EXERCISE AIM |
Every line from the start of the entries up to and including the one bearing "plt.rcParams['font.family'] = ['Liberation" must be printed verbatim, without the pictures.

Records from a collection |
-- begin --

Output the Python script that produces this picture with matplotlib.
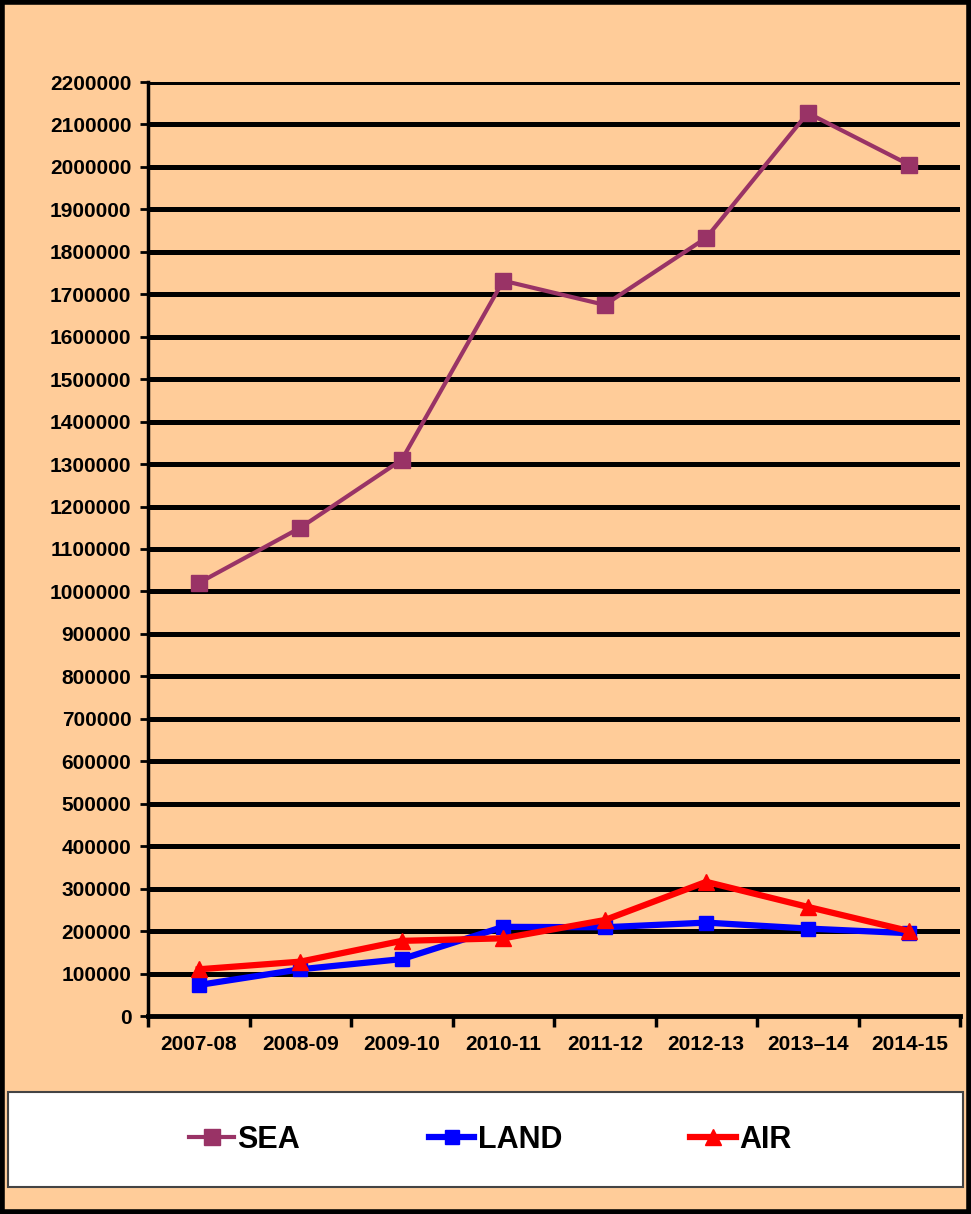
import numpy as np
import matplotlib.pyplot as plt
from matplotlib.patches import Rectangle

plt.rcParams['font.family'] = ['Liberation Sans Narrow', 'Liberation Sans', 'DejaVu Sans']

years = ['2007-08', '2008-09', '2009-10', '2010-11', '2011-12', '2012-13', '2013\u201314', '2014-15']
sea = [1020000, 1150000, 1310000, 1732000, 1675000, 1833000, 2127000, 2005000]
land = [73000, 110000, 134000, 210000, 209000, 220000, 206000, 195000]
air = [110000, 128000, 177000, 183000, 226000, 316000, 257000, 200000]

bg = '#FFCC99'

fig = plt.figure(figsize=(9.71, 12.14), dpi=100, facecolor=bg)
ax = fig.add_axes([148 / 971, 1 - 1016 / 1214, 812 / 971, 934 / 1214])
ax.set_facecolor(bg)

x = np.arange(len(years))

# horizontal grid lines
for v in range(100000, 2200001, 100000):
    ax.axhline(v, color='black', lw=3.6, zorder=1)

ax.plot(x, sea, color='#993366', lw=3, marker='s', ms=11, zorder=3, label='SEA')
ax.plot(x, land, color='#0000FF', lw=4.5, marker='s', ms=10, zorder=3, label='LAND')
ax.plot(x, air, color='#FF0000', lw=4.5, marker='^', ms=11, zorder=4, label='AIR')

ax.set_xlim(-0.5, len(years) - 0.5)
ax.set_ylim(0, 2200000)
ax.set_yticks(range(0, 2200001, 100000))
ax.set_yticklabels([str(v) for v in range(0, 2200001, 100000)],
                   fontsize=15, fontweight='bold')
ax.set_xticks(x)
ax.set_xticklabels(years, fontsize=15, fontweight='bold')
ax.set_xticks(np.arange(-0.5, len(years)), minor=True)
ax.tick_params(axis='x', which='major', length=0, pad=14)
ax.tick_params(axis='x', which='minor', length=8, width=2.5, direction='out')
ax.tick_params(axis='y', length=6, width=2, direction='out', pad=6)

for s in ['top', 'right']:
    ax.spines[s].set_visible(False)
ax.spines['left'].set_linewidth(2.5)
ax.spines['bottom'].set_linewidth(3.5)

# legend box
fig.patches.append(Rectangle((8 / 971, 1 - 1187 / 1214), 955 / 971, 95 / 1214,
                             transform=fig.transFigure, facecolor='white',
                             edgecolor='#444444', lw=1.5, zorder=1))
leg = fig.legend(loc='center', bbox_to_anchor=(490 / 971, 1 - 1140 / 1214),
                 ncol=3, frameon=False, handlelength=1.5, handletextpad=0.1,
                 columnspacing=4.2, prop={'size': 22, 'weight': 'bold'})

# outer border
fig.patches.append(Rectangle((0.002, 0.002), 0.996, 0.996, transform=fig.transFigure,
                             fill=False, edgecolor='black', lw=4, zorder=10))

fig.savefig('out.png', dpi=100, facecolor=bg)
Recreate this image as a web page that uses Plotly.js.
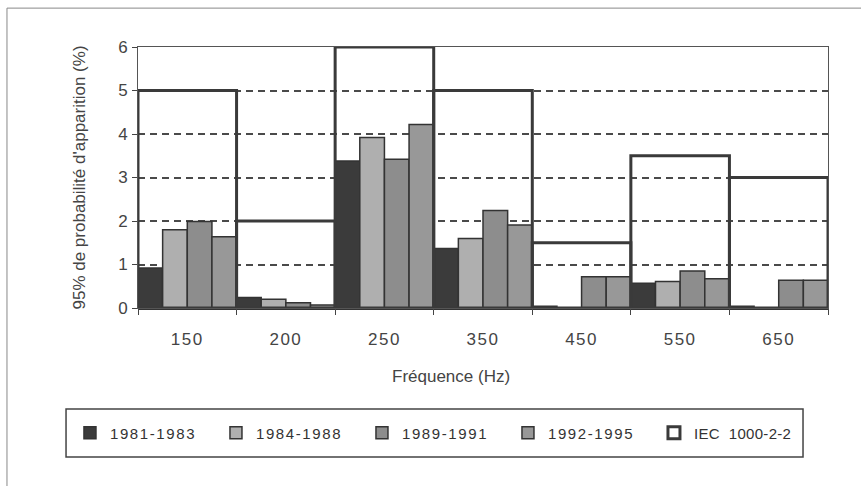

-- end --

ANSWER IN FULL |
Output the Python script that produces this picture with matplotlib.
import numpy as np
import matplotlib.pyplot as plt
from matplotlib.patches import Rectangle

plt.rcParams['font.family'] = ['Liberation Sans Narrow', 'Liberation Sans', 'DejaVu Sans']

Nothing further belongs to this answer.